— Start INFORMATION SUPPLIED —

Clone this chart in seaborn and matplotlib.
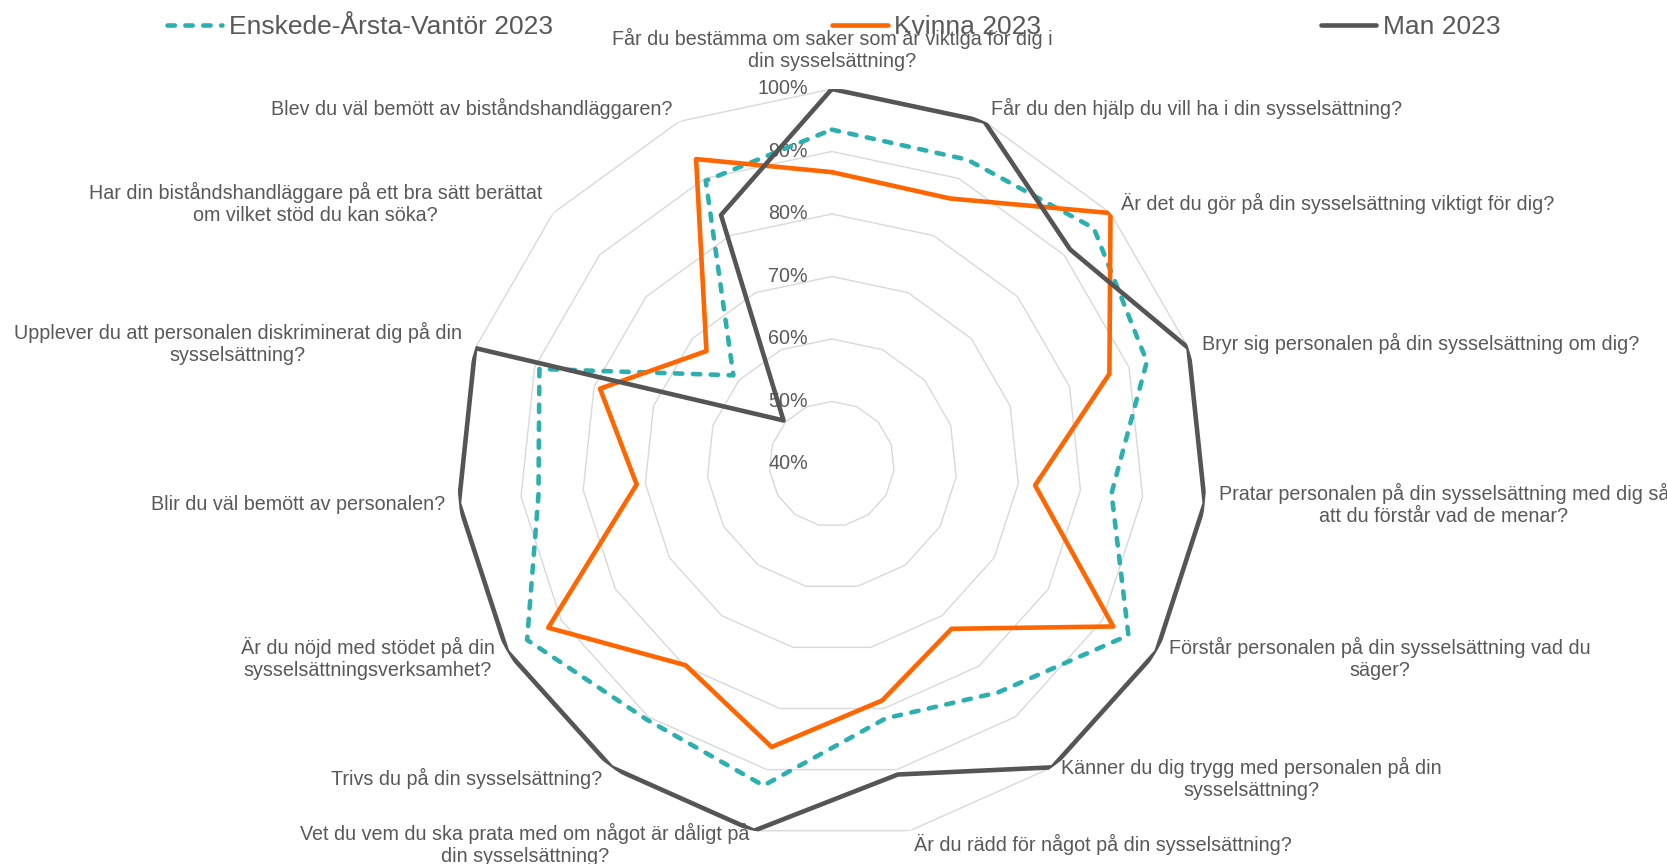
import numpy as np
import pandas as pd
import matplotlib
matplotlib.use("Agg")
import matplotlib.pyplot as plt
import seaborn as sns

categories = [
    "Får du bestämma om saker som är viktiga för dig i\ndin sysselsättning?",
    "Får du den hjälp du vill ha i din sysselsättning?",
    "Är det du gör på din sysselsättning viktigt för dig?",
    "Bryr sig personalen på din sysselsättning om dig?",
    "Pratar personalen på din sysselsättning med dig så\natt du förstår vad de menar?",
    "Förstår personalen på din sysselsättning vad du\nsäger?",
    "Känner du dig trygg med personalen på din\nsysselsättning?",
    "Är du rädd för något på din sysselsättning?",
    "Vet du vem du ska prata med om något är dåligt på\ndin sysselsättning?",
    "Trivs du på din sysselsättning?",
    "Är du nöjd med stödet på din\nsysselsättningsverksamhet?",
    "Blir du väl bemött av personalen?",
    "Upplever du att personalen diskriminerat dig på din\nsysselsättning?",
    "Har din biståndshandläggare på ett bra sätt berättat\nom vilket stöd du kan söka?",
    "Blev du väl bemött av biståndshandläggaren?",
]

enskede = [93.5, 93.3, 96.4, 93.0, 85.0, 94.8, 85.2, 81.6, 92.6, 90.5, 96.3, 87.2, 89.2, 61.2, 89.6]
kvinna = [86.7, 86.5, 100.0, 86.7, 72.7, 92.0, 72.6, 78.7, 86.3, 79.8, 92.4, 71.4, 79.0, 67.0, 93.4]
man = [100.0, 100.0, 91.3, 100.0, 100.0, 100.0, 100.0, 90.8, 100.0, 100.0, 100.0, 100.0, 100.0, 50.4, 83.6]

series_names = ["Enskede-Årsta-Vantör 2023", "Kvinna 2023", "Man 2023"]
series_values = [enskede, kvinna, man]
series_colors = ["#2CB0AF", "#FF6600", "#555555"]

r_ticks = [40, 50, 60, 70, 80, 90, 100]
grey_text = "#595959"

sns.set_style("white")
plt.rcParams["font.family"] = ["Liberation Sans", "DejaVu Sans"]

n = len(categories)
theta = np.linspace(0, 2 * np.pi, n, endpoint=False)
theta_closed = np.append(theta, 2 * np.pi)

fig = plt.figure(figsize=(16.67, 8.64), dpi=100)
ax = fig.add_axes([0.274, 0.029, 0.45, 0.868], projection="polar")
ax.set_theta_zero_location("N")
ax.set_theta_direction(-1)
ax.set_ylim(40, 100)
ax.grid(False)
ax.spines["polar"].set_visible(False)
ax.set_xticks([])
ax.set_yticks([])

# polygon rings
for r in r_ticks[1:]:
    ax.plot(theta_closed, [r] * (n + 1), color="#D9D9D9", lw=1.0, zorder=1)

rows = []
for name, vals in zip(series_names, series_values):
    closed = list(vals) + [vals[0]]
    for t, v in zip(theta_closed, closed):
        rows.append({"series": name, "theta": t, "value": v})
df = pd.DataFrame(rows)

handles = []
for name, color in zip(series_names, series_colors):
    sub = df[df["series"] == name]
    kw = dict(color=color, lw=3.3, zorder=3)
    if name.startswith("Enskede"):
        kw.update(linestyle=(0, (1.6, 2.3)), dash_capstyle="round")
    sns.lineplot(data=sub, x="theta", y="value", sort=False, estimator=None,
                 ax=ax, legend=False, **kw)
    handles.append(ax.get_lines()[-1])

ax.set_xlabel("")
ax.set_ylabel("")
ax.set_ylim(40, 100)

fs = 14.2

# radial tick labels
for r in r_ticks:
    ax.annotate(f"{r}%", xy=(0, r), xytext=(-24, 0), textcoords="offset pixels",
                ha="right", va="center", fontsize=fs, color=grey_text, zorder=2)

# category labels
for t, lab in zip(theta, categories):
    s, c = np.sin(t), np.cos(t)
    if abs(s) < 0.05:
        ax.annotate(lab, xy=(t, 100), xytext=(0, 18), textcoords="offset pixels",
                    ha="center", va="bottom", multialignment="center",
                    fontsize=fs, color=grey_text)
        continue
    ha = "left" if s > 0 else "right"
    dx = 12 * abs(s) * np.sign(s) + 2 * np.sign(s)
    dy = 14 * c
    ax.annotate(lab, xy=(t, 100), xytext=(dx, dy), textcoords="offset pixels",
                ha=ha, va="center", multialignment="center",
                fontsize=fs, color=grey_text)

leg = fig.legend(handles, series_names, loc="center", bbox_to_anchor=(0.5, 0.969),
                 ncol=3, frameon=False, fontsize=19, handlelength=2.1,
                 handletextpad=0.25, columnspacing=10.6, labelcolor=grey_text)

fig.savefig("out.png", dpi=100, facecolor="white")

— End INFORMATION SUPPLIED —

* _SHORT PROBLEM_
From the first line above down to the line with "import seaborn as sns", reproduce every line and no others, omitting pictures.

* _FULL ANSWER_
Clone this chart in seaborn and matplotlib.
import numpy as np
import pandas as pd
import matplotlib
matplotlib.use("Agg")
import matplotlib.pyplot as plt
import seaborn as sns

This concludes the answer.